No entanto, a nível nacional, e muito embora esta profissão ainda não seja reconhecida, os clubes começam a aperceber-se da necessidade de ter um departamento de scouting para que possam ser mais eficientes no seu recrutamento, e estes departamentos começam a aparecer (muitas vezes é apenas um scout, e não um departamento estruturado), não só a nível da Liga BWIN, como também em clubes mais amadores e que competem em ligas inferiores. Por outro lado, ainda existem diversos clubes que encaram a criação de um departamento de scouting como um custo, e não como um investimento, que trará maior eficiência ao processo de recrutamento do clube e que, consequentemente, ajudará o mesmo a alcançar o sucesso desportivo desejado.
Tudo aquilo que descrevi anteriormente é, atualmente, uma realidade… no Futebol MasculinoNacional. Quando olhamos para o Futebol Feminino, apercebemo-nos que os clubes ainda se encontram muito longe de efetuar tal aposta. Pelo menos, é essa a ideia que transmitem. Se é verdade que a grande maioria dos clubes envolvidos no Futebol Feminino Nacional carece de uma estrutura organizada, com recursos humanos e financeiros suficientes para proporcionar às suas jogadoras condições, pelo menos, semelhantes às que são disponibilizadas aos seus atletas masculinos, a verdade é que existem clubes com equipas profissionais a competir na Liga BPI (Sporting, Benfica e Braga), que poderiam, e deveriam, investir em scouts, e na constituição de um departamento de scouting, especializado na observação de atletas femininas, para as suas equipas de futebol.
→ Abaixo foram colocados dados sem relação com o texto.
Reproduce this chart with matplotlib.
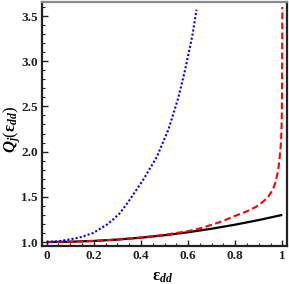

Este investimento irá permitir, na minha opinião, que estes clubes se tornem mais independentes na sua procura por jogadoras que encaixem nos ideais do clube, no modelo de jogo das equipas e do(a) treinador(a), desligando um pouco os clubes daquilo que é o “agente desportivo” no que respeita ao futebol feminino, que muitas vezes “inunda” os clubes com “ofertas” de jogadoras, e aliviando um pouco o trabalho do(a) treinador(a) que, muitas vezes, é também ele(a) o(a) responsável pelo processo de scouting da equipa principal, o que sobrecarrega a figura do(a) treinador(a) e o(a) desvia um pouco daquele que deverá ser o seu principal foco – o treino.
Durante os meses de setembro, outubro e novembro de 2021, a Federação Portuguesa de Futebol (FPF), através da Portugal Football School (PFS), promoveu a 1ª Edição do Curso de Scouting e Análise de Jogo, no qual tive a oportunidade (e o prazer) de participar, como formanda. Foram várias sessões de muita partilha e, principalmente, e no meu caso particular, de muita aprendizagem. Uma frase que me marcou foi proferida pelo Tiago Pinto, atual Diretor Desportivo da AS Roma – “o departamento de Scouting é uma peça-chave no projeto desportivo de qualquer clube que pretenda atingir o sucesso”.
Ora se temos, em plena Liga BPI, 3 equipas (clubes) totalmente profissionais, não será tempo de as mesmas criarem, para o Futebol Feminino, os mesmos departamentos de que dispõe o Futebol Masculino? Tendo em conta os orçamentos bem mais modestos de que o Futebol Feminino dispõe, não será importante “desligar” um pouco os clubes das parcerias com agentes desportivos (não digo cortar relações, atenção.
A figura do agente desportivo é muito importante, principalmente no Futebol Feminino, onde a visibilidade da jogadora ainda é algo limitada), e investir num departamento que lhe permita otimizar o seu processo de recrutamento, bem como criar alguma independência de terceiros, associados a esse mesmo processo?
Se é verdade que, a grande maioria dos scouts em Portugal são homens, e pretendem trabalhar ligados ao Futebol Masculino (por exemplo, no curso que mencionei anteriormente, éramos apenas 2 mulheres, sendo que, além de nós, talvez apenas mais 2 ou 3 participantes estivessem interessados em pertencer a um projeto no feminino, num total de cerca de 45 formandos), também é verdade que nenhum scout irá recusar um projeto aliciante, de construção de um departamento, num clube grande e com visibilidade nacional e internacional.
Penso que está a chegar o momento de os clubes com equipas profissionais (ou até semiprofissionais, como é o caso do Famalicão, do Torreense e do Marítimo) darem o passo em frente, e investir seriamente no Scouting, aquela que é, a meu ver, a área com maior potencial de crescimento no que respeita ao Futebol Feminino Nacional (e não só).